If you're not adverse to strict diets, then my recommendation for a lifestyle approach to Crohn's disease would be a low-carb/sugar diet, such as SCD, FODMAP, Paleo, GAPS, or Lutz's low-carb diet. These diets contradict one another in a few respects, so my suggestion would be to research them all. SCD is the most common diet for Crohn's, but some folks have problems with the home-made yoghurt. (You should eat that if you can, in my opinion: otherwise the beneficial bacteria are not going to be replaced.)
Note that diet is not
guaranteed to work, and it is a treatment rather than cure. Ditto supplements, probiotics, etc. One day a cure might be found for Crohn's, but it hasn't yet.
Finally, the only medical diets for Crohn's are low-residue (almost the diametric opposite to the above diets, ironically enough) and enteral nutrition (liquid diet); FODMAP is sorta in there, too, but I wouldn't place a large bet on the average GI having heard of it. A low-residue diet sometimes
has to be adopted if you develop a stricture.
As for what causes Crohn's disease, nobody has the foggiest. I'm not sure if having a genetic predisposition is an absolute perequisite, but that is indisputably where it begins for the majority. The genetic predisposition is then set off by environmental triggers, currently unknown although hotly disputed.
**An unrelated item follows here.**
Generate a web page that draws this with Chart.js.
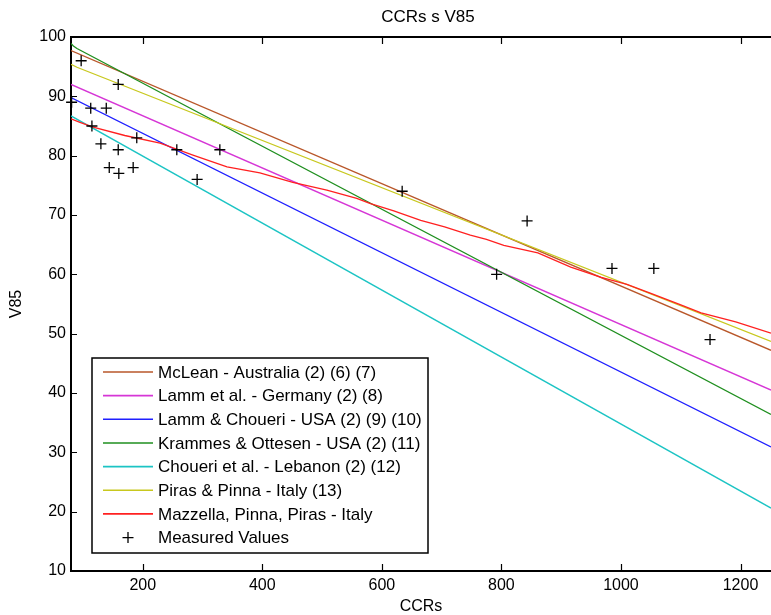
<!DOCTYPE html>
<html><head><meta charset="utf-8">
<script src="https://cdn.jsdelivr.net/npm/chart.js@4.4.1/dist/chart.umd.min.js"></script>
<style>html,body{margin:0;padding:0;background:#fff;overflow:hidden}</style>
</head><body>
<canvas id="c" width="771" height="615"></canvas>
<script>
// ---------------- data ----------------
const chartTitle = 'CCRs s V85';
const xTitle = 'CCRs';
const yTitle = 'V85';
const xTicks = [200, 400, 600, 800, 1000, 1200];
const yTicks = [10, 20, 30, 40, 50, 60, 70, 80, 90, 100];
const xRange = [80, 1251];
const yRange = [10, 100];

const seriesNames = [
  'McLean - Australia (2) (6) (7)',
  'Lamm et al. - Germany (2) (8)',
  'Lamm & Choueri - USA (2) (9) (10)',
  'Krammes & Ottesen - USA (2) (11)',
  'Choueri et al. - Lebanon (2) (12)',
  'Piras & Pinna - Italy (13)',
  'Mazzella, Pinna, Piras - Italy',
  'Measured Values'
];
const seriesColors = ['#b9572a', '#d636d6', '#1f1fff', '#1f8f1f', '#1cc4c4', '#c8c81e', '#ff2020', '#000000'];

const mcleanX = [80, 1251];
const mcleanY = [97.7, 47.2];
const lammX = [80, 1251];
const lammY = [92.0, 40.5];
const lammChoueriX = [80, 1251];
const lammChoueriY = [89.8, 30.9];
const krammesX = [80, 84, 90, 1251];
const krammesY = [98.9, 98.5, 98.05, 36.4];
const choueriX = [80, 1251];
const choueriY = [86.7, 20.6];
const pirasX = [80, 90, 1251];
const pirasY = [95.4, 94.9, 48.7];
const mazzellaX = [80, 95, 117, 170, 229, 284, 341, 396, 451, 508, 558, 581, 620, 665, 705, 748, 775, 804, 861, 916, 967, 1010, 1050, 1099, 1134, 1192, 1251];
const mazzellaY = [86.2, 85.6, 84.8, 83.4, 82.1, 80.1, 78.1, 77.1, 75.5, 74.2, 72.8, 71.9, 70.7, 69.1, 68.0, 66.6, 65.9, 64.9, 63.6, 61.2, 59.5, 58.3, 56.8, 54.9, 53.5, 52.0, 50.1];

const measuredX = [97, 81, 113, 139, 159, 115, 130, 159, 144, 160, 184, 190, 257, 291, 329, 634, 843, 792, 985, 1055, 1149];
const measuredY = [96, 89, 88, 88, 92, 85, 82, 81, 78, 77, 78, 83, 81, 76, 81, 74, 69, 60, 61, 61, 49];

// ---------------- build ----------------
const FONT = "'Liberation Sans', Arial, Helvetica, sans-serif";
Chart.defaults.color = '#000';
Chart.defaults.font.family = FONT;

function pts(xs, ys) { return xs.map((x, i) => ({x: x, y: ys[i]})); }
const lineSets = [
  [mcleanX, mcleanY], [lammX, lammY], [lammChoueriX, lammChoueriY], [krammesX, krammesY],
  [choueriX, choueriY], [pirasX, pirasY], [mazzellaX, mazzellaY]
];
const datasets = lineSets.map((s, i) => ({
  label: seriesNames[i],
  data: pts(s[0], s[1]),
  showLine: true,
  borderColor: seriesColors[i],
  backgroundColor: seriesColors[i],
  borderWidth: 1.3,
  pointRadius: 0,
  tension: 0,
  order: 7 - i
}));
datasets.push({
  label: seriesNames[7],
  data: pts(measuredX, measuredY),
  showLine: false,
  pointStyle: 'cross',
  pointRadius: 5.5,
  pointBorderWidth: 1.3,
  borderColor: '#000',
  backgroundColor: '#000',
  clip: false,
  order: 0
});

const framePlugin = {
  id: 'frame',
  beforeDatasetsDraw(chart) {
    const {ctx, chartArea: a, scales: {x, y}} = chart;
    ctx.save();
    ctx.strokeStyle = '#000';
    ctx.lineWidth = 2;
    ctx.beginPath();
    ctx.moveTo(a.right + 2, a.top); ctx.lineTo(a.left, a.top);
    ctx.lineTo(a.left, a.bottom); ctx.lineTo(a.right + 2, a.bottom);
    ctx.stroke();
    ctx.lineWidth = 1.2;
    ctx.beginPath();
    xTicks.forEach(v => {
      const px = Math.round(x.getPixelForValue(v)) + 0.5;
      ctx.moveTo(px, a.bottom); ctx.lineTo(px, a.bottom - 7);
      ctx.moveTo(px, a.top); ctx.lineTo(px, a.top + 7);
    });
    yTicks.forEach(v => {
      const py = Math.round(y.getPixelForValue(v)) + 0.5;
      ctx.moveTo(a.left, py); ctx.lineTo(a.left + 6, py);
    });
    ctx.stroke();
    ctx.restore();
  }
};

const legendPlugin = {
  id: 'boxLegend',
  afterDraw(chart) {
    const ctx = chart.ctx;
    const box = {l: 92, t: 358, r: 428, b: 553};
    const rowY0 = 372, rowStep = 23.65;
    ctx.save();
    ctx.fillStyle = '#fff';
    ctx.fillRect(box.l, box.t, box.r - box.l, box.b - box.t);
    ctx.strokeStyle = '#000';
    ctx.lineWidth = 1.5;
    ctx.strokeRect(box.l, box.t, box.r - box.l, box.b - box.t);
    ctx.font = '17px ' + FONT;
    ctx.textBaseline = 'middle';
    ctx.textAlign = 'left';
    chart.data.datasets.forEach((ds, i) => {
      const yy = rowY0 + i * rowStep;
      ctx.strokeStyle = ds.borderColor;
      if (ds.showLine) {
        ctx.lineWidth = 1.6;
        ctx.beginPath(); ctx.moveTo(103, yy); ctx.lineTo(153, yy); ctx.stroke();
      } else {
        ctx.lineWidth = 1.3;
        ctx.beginPath();
        ctx.moveTo(122.5, yy); ctx.lineTo(133.5, yy);
        ctx.moveTo(128, yy - 5.5); ctx.lineTo(128, yy + 5.5);
        ctx.stroke();
      }
      ctx.fillStyle = '#000';
      ctx.fillText(ds.label, 158, yy + 1);
    });
    // plot title
    ctx.font = '17px ' + FONT;
    ctx.textAlign = 'center';
    ctx.fillText(chartTitle, 428, 17);
    ctx.restore();
  }
};

new Chart(document.getElementById('c'), {
  type: 'scatter',
  data: {datasets: datasets},
  options: {
    responsive: false,
    animation: false,
    devicePixelRatio: 1,
    layout: {autoPadding: false, padding: {top: 37, right: 0, left: 0, bottom: 0}},
    plugins: {legend: {display: false}, title: {display: false}, tooltip: {enabled: false}},
    scales: {
      x: {
        type: 'linear', min: xRange[0], max: xRange[1],
        afterBuildTicks: s => { s.ticks = xTicks.map(v => ({value: v})); },
        afterFit: s => { s.height = 44; s.paddingLeft = 0; s.paddingRight = 0; },
        grid: {display: false, drawTicks: false},
        border: {display: false},
        ticks: {font: {size: 16}, padding: 5, maxRotation: 0, autoSkip: false, callback: v => String(v)},
        title: {display: true, text: xTitle, font: {size: 16, lineHeight: 1}, padding: {top: 0, bottom: 0}}
      },
      y: {
        type: 'linear', min: yRange[0], max: yRange[1],
        afterBuildTicks: s => { s.ticks = yTicks.map(v => ({value: v})); },
        afterFit: s => { s.width = 71; s.paddingTop = 0; s.paddingBottom = 0; },
        grid: {display: false, drawTicks: false},
        border: {display: false},
        ticks: {font: {size: 16}, padding: 5, autoSkip: false, callback: v => String(v)},
        title: {display: true, text: yTitle, font: {size: 16, lineHeight: 1}, padding: {top: 9, bottom: 0}}
      }
    }
  },
  plugins: [framePlugin, legendPlugin]
});
</script>
</body></html>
Crohn's used to be considered an autoimmune disease, but the thinking has changed on that in recent years; ever since research has shown Crohn's sufferers to have an innate immune deficiency, rather than the overactive immune system they've been told they had for so long.
The Crohn's wiki is not a bad place to start:
I do agree with you with diet only some effects can be controlled but not cured. Nutrition for the body is very much necessary or else the immune system becomes weak there by landing us to a numerous problems.